The idea behind eDrive Zones is to counter the criticism of plugin-hybrids – that they are bought for their tax efficiency but then rarely, if ever in some cases, actually charged up and driven in electric mode. The problem then is that, thanks to their extra weight, plugin-hybrids are often less efficient overall than a simpler cheaper petrol or diesel car.

So BMW wants to encourage its customers to make full use of its car’s part-electric power. As long as the car in question is part of the BMW PHEV range, and is using the BMW Operating System 7 software, it will automatically switch to all-electric power when it enters an eDrive Zone.

That assumes, of course, that there is sufficient charge in the battery to do so, but the software can help manage that too. Enter a destination into the car’s sat-nav, and if the route includes an eDrive Zone the hybrid system will automatically save sufficient battery charge to make sure you can enter and cross the zone under zero-emissions power.

Such eDrive Zones have already been in use across Europe, and now they have come to Ireland. eDrive Zones in Dublin and Limerick are already active. Cork and Galway are next on BMW’s list.

“This is the type of flexibility that customers want as they make the transition to electromobility” said Kevin Davidson, managing director of BMW Group Ireland, commenting on the launch of BMW eDrive Zones.

“A plug-in hybrid vehicle combines the best of two worlds: emission-free city-driving as well as long-distance capabilities. We urge the Irish Government to prioritise plug-in hybrid vehicles in order to achieve the shared objective of reducing CO2 emissions. This technology will help improve air quality in cities around Ireland and also reduces running costs for drivers. It’s win-win for everyone.”

Will that be enough to deflect criticism away from PHEV models?

One environmental organisation, the Transport & Environment think-tank (T&E), describes them as “fake electric cars”.

Julia Poliscanova, clean vehicles manager at T&E, told The Irish Times: “Europe’s CO2 limits for cars could be a breakthrough for e-mobility, but regulators still have a lot of work to do. National governments should limit incentives to zero-emission and long-range plug-in hybrid cars only.

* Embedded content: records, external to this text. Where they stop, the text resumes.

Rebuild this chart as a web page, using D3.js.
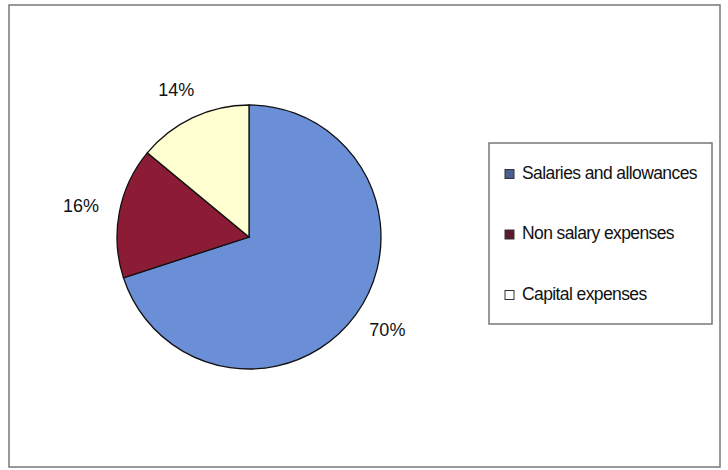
<!DOCTYPE html>
<html><head><meta charset="utf-8">
<script src="https://cdn.jsdelivr.net/npm/d3@7"></script>
<style>body{margin:0;background:#fff}svg{display:block}</style>
</head><body>
<script>
const categories = ["Salaries and allowances", "Non salary expenses", "Capital expenses"];
const values = [70, 16, 14];
const labels = ["70%", "16%", "14%"];
const colors = ["#6a8fd6", "#8c1c35", "#ffffd2"];
const legendColors = ["#4a5f8e", "#5a1a2c", "#ffffff"];

const W = 728, H = 470;
const svg = d3.select("body").append("svg").attr("width", W).attr("height", H);
svg.append("rect").attr("x", 9).attr("y", 5).attr("width", 711).attr("height", 462)
  .attr("fill", "#fff").attr("stroke", "#777").attr("stroke-width", 1.5);

const cx = 249, cy = 237, r = 132;
const pie = d3.pie().sort(null).value(d => d)(values);
const arc = d3.arc().innerRadius(0).outerRadius(r);
const g = svg.append("g").attr("transform", `translate(${cx},${cy})`);
g.selectAll("path").data(pie).join("path")
  .attr("d", arc).attr("fill", (d, i) => colors[i])
  .attr("stroke", "#111").attr("stroke-width", 1.3);

const lr = r * 1.22;
g.selectAll("text").data(pie).join("text")
  .attr("transform", d => {
    const a = (d.startAngle + d.endAngle) / 2;
    const dx = Math.sin(a), dy = -Math.cos(a);
    return `translate(${dx * lr + dx * 10},${dy * lr})`;
  })
  .attr("text-anchor", "middle").attr("dominant-baseline", "middle")
  .attr("font-family", "Liberation Sans, Arial, sans-serif").attr("font-size", 18)
  .attr("fill", "#111")
  .text((d, i) => labels[i]);

// legend
const lg = svg.append("g");
lg.append("rect").attr("x", 489).attr("y", 143).attr("width", 223).attr("height", 181)
  .attr("fill", "#fff").attr("stroke", "#777").attr("stroke-width", 1.5);
const rowY = d3.scalePoint().domain(categories).range([174, 295]);
const items = lg.selectAll("g.item").data(categories).join("g").attr("class", "item")
  .attr("transform", d => `translate(505,${rowY(d)})`);
items.append("rect").attr("x", 0).attr("y", -4.5).attr("width", 9).attr("height", 9)
  .attr("fill", (d, i) => legendColors[i]).attr("stroke", "#333").attr("stroke-width", 1);
items.append("text").attr("x", 17).attr("y", 0).attr("dominant-baseline", "middle")
  .attr("font-family", "Liberation Sans, Arial, sans-serif").attr("font-size", 17.5)
  .attr("letter-spacing", -0.6).attr("fill", "#111")
  .text(d => d);
</script>
</body></html>
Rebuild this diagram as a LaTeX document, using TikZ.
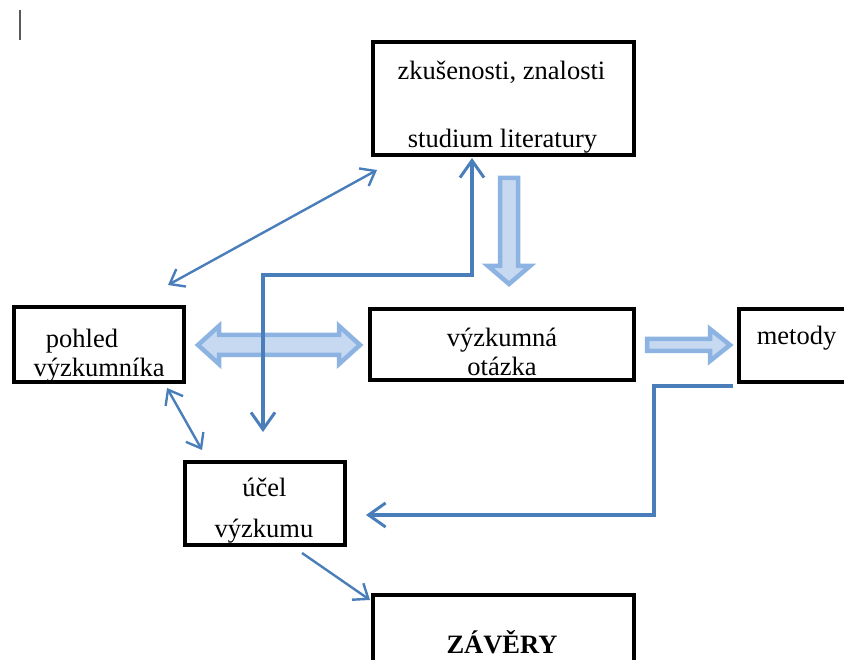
\documentclass[tikz,border=0pt]{standalone}
\usepackage{fontspec}
\setmainfont{Liberation Serif}
\usetikzlibrary{arrows.meta,calc}
\definecolor{conblue}{HTML}{4A7EBB}
\definecolor{fatfill}{HTML}{C6D9F1}
\definecolor{fatline}{HTML}{8DB3E2}
\tikzset{
  box/.style={draw=black, line width=4pt, inner sep=0pt, outer sep=0pt, fill=white},
  txt/.style={anchor=base, inner sep=0pt, font=\fontsize{26.5}{30}\selectfont},
  con/.style={draw=conblue, line width=3.4pt, line join=miter},
  thincon/.style={draw=conblue, line width=2.4pt},
  bigtip/.style={arrows={-Straight Barb[length=17pt,width=24pt,line width=3pt]}},
  bigtips/.style={arrows={Straight Barb[length=17pt,width=24pt,line width=3pt]-Straight Barb[length=17pt,width=24pt,line width=3pt]}},
  smalltip/.style={arrows={-Straight Barb[length=13pt,width=20pt,line width=2.4pt]}},
  smalltips/.style={arrows={Straight Barb[length=13pt,width=20pt,line width=2.4pt]-Straight Barb[length=13pt,width=20pt,line width=2.4pt]}},
  fatarrow/.style={draw=fatline, fill=fatfill, line width=4.5pt, line join=miter}
}
\begin{document}
\begin{tikzpicture}[x=1pt,y=-1pt]
\useasboundingbox (0,0) rectangle (844,660);
\clip (0,0) rectangle (844,660);
\fill[white] (0,0) rectangle (844,660);
% cursor mark
\draw[black!65, line width=1.5pt] (20,10) -- (20,40);
% boxes
\node[box, minimum width=261pt, minimum height=113pt] (top) at (503.5,98.5) {};
\node[box, minimum width=170pt, minimum height=75pt] (pohled) at (99,344.5) {};
\node[box, minimum width=264pt, minimum height=71pt] (otazka) at (502,344.5) {};
\node[box, minimum width=116pt, minimum height=73pt] (metody) at (797,345.5) {};
\node[box, minimum width=160pt, minimum height=83pt] (ucel) at (265,503.5) {};
\node[box, minimum width=261pt, minimum height=114pt] (zavery) at (503.5,652) {};
% texts
\node[txt] (t1) at (501.5,79.3) {zkušenosti, znalosti};
\node[txt] (t2) at (502.5,148) {studium literatury};
\node[txt] (t3) at (82,348) {pohled};
\node[txt] (t4) at (99,377) {výzkumníka};
\node[txt] (t5) at (502,347) {výzkumná};
\node[txt] (t6) at (502,376) {otázka};
\node[txt] (t7) at (796.5,345) {metody};
\node[txt] (t8) at (264.5,496) {účel};
\node[txt] (t9) at (264,537) {výzkumu};
\node[txt, font=\fontsize{26.5}{30}\selectfont\bfseries] (t10) at (502,653) {ZÁVĚRY};
% fat arrows
\draw[fatarrow] (500,178) -- (518,178) -- (518,266) -- (530,266) -- (509,284) -- (488,266) -- (500,266) -- cycle;
\draw[fatarrow] (198,345) -- (219,326) -- (219,335) -- (339,335) -- (339,326) -- (360,345) -- (339,364) -- (339,355) -- (219,355) -- (219,364) -- cycle;
\draw[fatarrow] (647,339) -- (710,339) -- (710,329) -- (730,345) -- (710,361) -- (710,351) -- (647,351) -- cycle;
% thin connectors
\draw[thincon, smalltips] ($(pohled.north east)+(-16,-22)$) -- ($(top.south west)+(4,15)$);
\draw[con, bigtips] ($(top.south)+(-31.5,3)$) |- ($(ucel.north)+(-2,-187)$) -- ($(ucel.north)+(-2,-30)$);
\draw[thincon, smalltips] ($(pohled.south east)+(-17,6)$) -- ($(ucel.north west)+(17,-12)$);
\draw[thincon, smalltip] ($(ucel.south)+(37,8)$) -- ($(zavery.north west)+(-3,5)$);
\draw[con, bigtip] ($(metody.south west)+(-6,4)$) -| ($(ucel.east)+(309,11.5)$) -- ($(ucel.east)+(21,11.5)$);
\end{tikzpicture}
\end{document}
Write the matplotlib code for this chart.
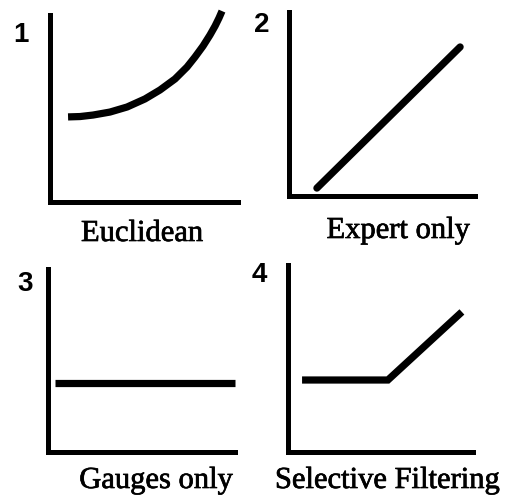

Otherwise carmakers may go down the road of least resistance and comply with fake ‘electric’ cars that never get charged and spew out as much CO2 as big SUVs.”

As long as the car is part of the BMW PHEV range and is using the BMW Operating System 7 software it will automatically switch to all-electric power when it enters an eDrive Zone
As long as the car is part of the BMW PHEV range and is using the BMW Operating System 7 software it will automatically switch to all-electric power when it enters an eDrive Zone

BMW points out that some of its PHEV models have one-charge electric ranges of as much as 88km, and that “plug-in hybrid models are perfectly suited to urban and city driving by completing most commutes with pure-electric power ”.

“The significant contribution plug-in hybrid vehicles can make to reducing tailpipe emissions in cities was demonstrated in an early trial of this technology, carried out in the Netherlands in 2018. Results of this research project showed 90 per cent of all routes within the trial zone in Rotterdam were driven in electric-only mode.”

Part of the problem is that the electric use of a PHEV is entirely in the hands of the owner. A fully-electric car has to be charged up, or it’s simply not going to move, but if a PHEV owner is feeling a bit lazy they might choose to just fire up the petrol engine and drive around on that. The automation of electric power as a car crossed into an eDrive Zone might help, but BMW has some other incentives on offer.

Those incentives take the shape of BMW Points, a loyalty programme where drivers are rewarded for covering more kilometres under electric power. The scheme has already been launched in the UK and is coming to Ireland soon.

BMW will offer drivers two points for every 1.6km driven on electric power (or per mile, if you’re being old-school about it) and four points for every 1.6km driven on electric power in an eDrive Zone.

Once you’ve collected 3,200 points you get a voucher which will pay for some public charging. More vouchers are on offer when you hit 7,500 points, and again at 14,000 points.

Charge your car on a charger compatible with the BMW Charging network – there are more than 500,000 around the world – and you’ll get 20 bonus points for a 15-minute charge, and 500 points for 20 such charge-ups in a month. The car will automatically record your electric-only driving and score your points for you once you’ve opted into the service.

The eDrive Zone software is fitted to the BMW 330e, BMW 530e, BMW 545e, BMW 745e, BMW X3 30e (produced from August 2021) and BMW X5 45e.